CLI to convert an existing document to a GitBook.
102 stars 19 forks source link

35 character limit on images are creating duplicate image file names and overwriting other images #13

Open salfej opened 8 years ago

salfej commented 8 years ago

Hi all,

When importing images from a document and looking at the raw xml, I noticed the docx converter uses the image description instead of the image name. This leads to many images, especially those taken from the internet with long file paths for their description, to be truncated and considered as duplicates due to the 35 character limit. This overwrites existing images that have been imported.

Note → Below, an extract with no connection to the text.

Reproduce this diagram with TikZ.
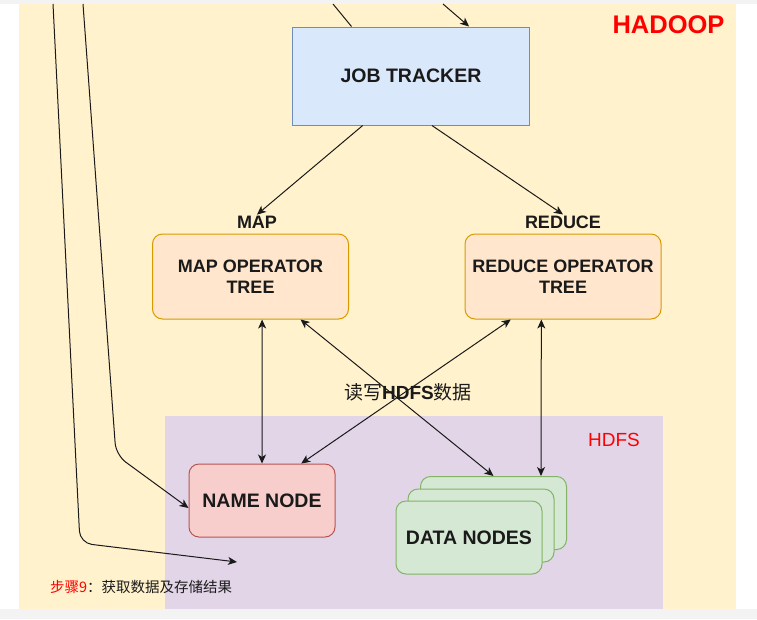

    // imgExporter exports inline images to the assets folder and apply src attribute to HTML correctly
    var imgExporter = mammoth.images.inline(function(element) {
        return element.read().then(function(imageBuffer) {
            // Set image file name
            var imgFilename;

            // Use altText for image name
            if (!!element.altText) {
                imgFilename = element.altText;

                // Remove extension in altText if is equal to contentType
                var contentType = 'image/'+path.extname(imgFilename).slice(1);
                if (element.contentType === contentType) {
                    imgFilename = imgFilename.split('.').slice(0, -1).join('.');
                }

                // Shorten if too long
                imgFilename = imgFilename.slice(0, 35).trim();
            }

            // Normalize filename
            imgFilename = normall.filename(imgFilename);

The shortening bit is what overwrites existing files without checking. The default name selection seems to take that into consideration by adding an increment to the name.

            // Or use default name -> img-NN.ext
            if (!imgFilename) {
                imgFilename = 'img-'+imgCounter;
                imgCounter++;
            }

Is the 35 character limit something imposed by mammoth.js and reused here for consistency, or is this something that could be removed?